An Event Apart Boston 2007 was the best attended show since Mr Meyer and I founded our design conference scarcely sixteen months ago. Attendees came from as far away as Singapore and India. They hailed from Bulgaria (2), Canada (12), Estonia (1), Finland (2), India (1), Ireland (1), Latvia (1), Singapore (1), Sweden (1), the UK (3), and the US (510).
In all, 546 web artisans descended on Boston for our two-day event. The engagement and commitment of this audience were electric. Rather than waste pixels on my impressions of the show, I submit these third-party posts and artifacts:
Photos and slide shows
- Flickr Event Apart Boston 2007 photo pool
- Featuring swag, special effects, and the elusive decopus.
- Ethan Marcotte’s Event Apart slides
- Viewing slides without seeing the speaker’s live presentation is like trying to understand world events by looking at a photo of Mahmoud Ahmadinejad. Nonetheless, here are the slides from “Web Standards Stole My Truck!”
- Dan Cederholm’s Event Apart slides
- Beautiful slides (same disclaimer applies) plus a nice little post.
Posts and commentary
- Pelennor Fields Day One
- Pelennor Fields Day Two
- Matt Winckler’s quick summaries and reviews of the presentations. “The goal is to provide a few-sentence summary of each talk, followed by my quick rating on a scale of 1 to 10, followed again by my brief explanation of the rating.”
- stevekarsch.com: An Event Apart, Day One
- stevekarsch.com: An Event Apart, Day Two
- Steve Karsch’s notes make you feel as if you were there.
- Chausse.org: Thoughts from An Event Apart
- “An Event Apart Boston was a great experience. Whenever I’m at a conference, I get an insatiable urge to drop whatever I’m doing with my life and become an expert at whatever the speaker’s talking about. Anyway, a few notes.”
- An Event Apart Boston – from the Aten Blog
- Justin Toupin, co-founder and design lead for Aten Design Group, reviews the show: “The conference was amazing. Nine expert speakers presented on a range of topics from the conceptual to the practical. I’ve never been so happy to sit in one place for so long.”

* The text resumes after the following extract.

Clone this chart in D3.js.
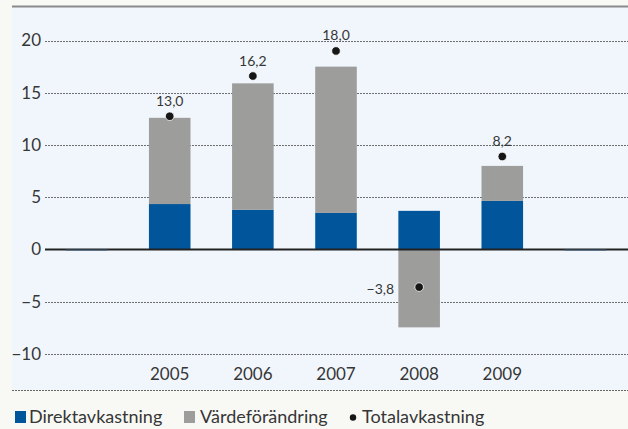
<!DOCTYPE html>
<html>
<head>
<meta charset="utf-8">
<script src="https://cdn.jsdelivr.net/npm/d3@7"></script>
<style>
  body { margin: 0; background: #f8f9f5; }
  svg { display: block; font-family: Lato, "Open Sans", sans-serif; }
</style>
</head>
<body>
<script>
// Data (first and last slots are empty)
const categories = ["2004", "2005", "2006", "2007", "2008", "2009", "2010"];
const yearLabels = ["", "2005", "2006", "2007", "2008", "2009", ""];
const direkt = [0, 4.35, 3.8, 3.5, 3.7, 4.65, 0];
const vardeforandring = [0, 8.25, 12.1, 14.0, -7.45, 3.35, 0];
const total = [null, 12.75, 16.6, 19.0, -3.6, 8.9, null];
const totalLabels = ["", "13,0", "16,2", "18,0", "\u22123,8", "8,2", ""];
const yTicks = [-10, -5, 0, 5, 10, 15, 20];

const legendItems = ["Direktavkastning", "Värdeförändring", "Totalavkastning"];

let width = 628,
    height = 429;

let blue = "#00559b",
    grey = "#9d9d9c",
    textColor = "#363636";

let svg = d3.select("body")
    .append("svg")
    .attr("width", width)
    .attr("height", height);

// Light blue panel
svg.append("rect")
    .attr("x", 12)
    .attr("y", 7)
    .attr("width", width - 12)
    .attr("height", 383)
    .attr("fill", "#f1f6fd");

// top border
svg.append("line")
    .attr("x1", 12).attr("x2", width)
    .attr("y1", 6.5).attr("y2", 6.5)
    .attr("stroke", "#8a8a8a")
    .attr("stroke-width", 2);

// bottom dashed line
svg.append("line")
    .attr("x1", 12).attr("x2", width)
    .attr("y1", 390.5).attr("y2", 390.5)
    .attr("stroke", "#666")
    .attr("stroke-dasharray", "2,1");

let xscale = d3.scaleBand()
    .domain(categories)
    .range([45, 627])
    .paddingInner(0.5)
    .paddingOuter(0.25);

let yscale = d3.scaleLinear()
    .domain([-10, 20])
    .range([354, 40.5]);

// gridlines
svg.append("g")
    .selectAll("line")
    .data(yTicks.filter(d => d !== 0))
    .enter().append("line")
    .attr("x1", 45)
    .attr("x2", width)
    .attr("y1", d => Math.round(yscale(d)) + 0.5)
    .attr("y2", d => Math.round(yscale(d)) + 0.5)
    .attr("stroke", "#6e6e6e")
    .attr("stroke-dasharray", "2,1");

// y axis labels
let yaxis = svg.append("g")
    .attr("transform", "translate(41,0)")
    .call(d3.axisLeft(yscale).tickValues(yTicks).tickSize(0).tickPadding(0));
yaxis.select(".domain").remove();
yaxis.selectAll("text")
    .style("font-family", "Lato, 'Open Sans', sans-serif")
    .style("font-size", "17px")
    .attr("fill", textColor);

// stacked bars
let rows = categories.map((c, i) => ({ cat: c, direkt: direkt[i], varde: vardeforandring[i] }));
let series = d3.stack()
    .keys(["direkt", "varde"])
    .offset(d3.stackOffsetDiverging)(rows);

let color = d3.scaleOrdinal()
    .domain(["direkt", "varde"])
    .range([blue, grey]);

svg.append("g")
    .selectAll("g")
    .data(series)
    .enter().append("g")
    .attr("fill", d => color(d.key))
    .selectAll("rect")
    .data(d => d)
    .enter().append("rect")
    .attr("x", d => xscale(d.data.cat))
    .attr("y", d => yscale(Math.max(d[0], d[1])))
    .attr("width", xscale.bandwidth())
    .attr("height", d => Math.abs(yscale(d[0]) - yscale(d[1])));

// zero line
svg.append("line")
    .attr("x1", 45).attr("x2", width)
    .attr("y1", yscale(0)).attr("y2", yscale(0))
    .attr("stroke", "#222")
    .attr("stroke-width", 2);

// empty slots: thin bar on the zero line
svg.append("g")
    .selectAll("rect")
    .data(categories.filter((c, i) => direkt[i] === 0))
    .enter().append("rect")
    .attr("x", d => xscale(d))
    .attr("y", yscale(0))
    .attr("width", xscale.bandwidth())
    .attr("height", 1)
    .attr("fill", "#3a5a78");

// year labels
svg.append("g")
    .selectAll("text")
    .data(categories)
    .enter().append("text")
    .attr("x", d => xscale(d) + xscale.bandwidth() / 2)
    .attr("y", 380)
    .attr("text-anchor", "middle")
    .style("font-size", "17px")
    .attr("fill", textColor)
    .text((d, i) => yearLabels[i]);

// total dots and labels
let totals = categories.map((c, i) => ({ cat: c, v: total[i], label: totalLabels[i] }))
    .filter(d => d.v !== null);

svg.append("g")
    .selectAll("circle")
    .data(totals)
    .enter().append("circle")
    .attr("cx", d => xscale(d.cat) + xscale.bandwidth() / 2)
    .attr("cy", d => yscale(d.v))
    .attr("r", 4.3)
    .attr("fill", "#161616")
    .attr("stroke", "#fff")
    .attr("stroke-width", 0.8);

svg.append("g")
    .selectAll("text")
    .data(totals)
    .enter().append("text")
    .attr("x", d => xscale(d.cat) + xscale.bandwidth() / 2 + (d.v < 0 ? -25 : 0))
    .attr("y", d => yscale(d.v) + (d.v < 0 ? 7 : -10.5))
    .attr("text-anchor", d => d.v < 0 ? "end" : "middle")
    .style("font-size", "14px")
    .attr("fill", textColor)
    .text(d => d.label);

// legend
let legend = svg.append("g")
    .attr("transform", "translate(0,423)");

legend.append("rect")
    .attr("x", 15).attr("y", -12)
    .attr("width", 11).attr("height", 12)
    .attr("fill", blue);
legend.append("text")
    .attr("x", 29).attr("y", 0)
    .style("font-size", "18px")
    .attr("fill", textColor)
    .text(legendItems[0]);

legend.append("rect")
    .attr("x", 184).attr("y", -12)
    .attr("width", 11).attr("height", 12)
    .attr("fill", grey);
legend.append("text")
    .attr("x", 200).attr("y", 0)
    .style("font-size", "18px")
    .attr("fill", textColor)
    .text(legendItems[1]);

legend.append("circle")
    .attr("cx", 353).attr("cy", -5.5)
    .attr("r", 3.2)
    .attr("fill", "#161616");
legend.append("text")
    .attr("x", 362).attr("y", 0)
    .style("font-size", "18px")
    .attr("fill", textColor)
    .text(legendItems[2]);
</script>
</body>
</html>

- Ed’s Development Blog: Back from AEA
- Ed Higgins: “It was the first conference I’ve been to that I’ve been sad about it ending. Typically the last day of most conferences just drags… At AEA, every session was gold and I wish it could’ve lasted longer.”
- AEA Boston, Day One: Jeffrey Zeldman’s Writing the User Interface
- Cromulent Code: write-up of “Writing the User Interface,” my talk on Day One of An Event Apart Boston 2007. “How text contributes to a site/s usability and branding.”
- Grapefeed: An Event Apart
- Grapefeed’s experiences at An Event Apart Boston included a nerve-grinding, last-minute scramble to an alternate train station when the Back Bay station was sealed off because of a gas leak. (Same thing happened to me.)
- ivantohelpyou: Notes from An Event Apart, Boston, Day
- Blow by blow impressions.
- impending post explosion
- Stellargirl: “Just got back from An Event Apart Boston… I totally feel like the kid in that Far Side cartoon who says, ‘May I be excused? My brain is full.’”
- days without a job: An Event Apart – Boston
- “First day of a two day conference was great. We were told that there were more than 500 attendees!”
- Zeldman Gem of the Day
- Hardly a gem, but this excerpt captures part of the thrust of my talk on “Selling Design.”
- Cameron Moll: AEA Boston
- Highlights from the perspective of a (great) speaker.
- Adobe’s Scott Fegette: CS3 Launch at An Event Apart
- “I’ve been answering questions all day at An Event Apart about the new CS3 products. Even better, I gave away … three advance copies of CS3 Web Premium to three lucky attendees. An Event Apart is a really great mix of disciplines all centering on site design and development. I’ve talked to educators, government developers, indie web production shops, animators and video pros- just in the last hour alone.” (Adobe was a sponsor of An Event Apart Boston.)
- Meyerweb: After Boston
- Event Apart co-founder Eric Meyer: “I see the attendees at AEA as the craftsmen and women of the web. Sure, there are shops mass-producing sites, the way a factory churns out cheap clocks. That’s fine if you just want something to put on your nightstand. But if you want an elegant, finely tuned work of art that you’d hang in a prominent place, a clock that is as much a point of pride as a timepiece—you find a craftsman. And that’s who came to Boston. That’s who comes to An Event Apart.”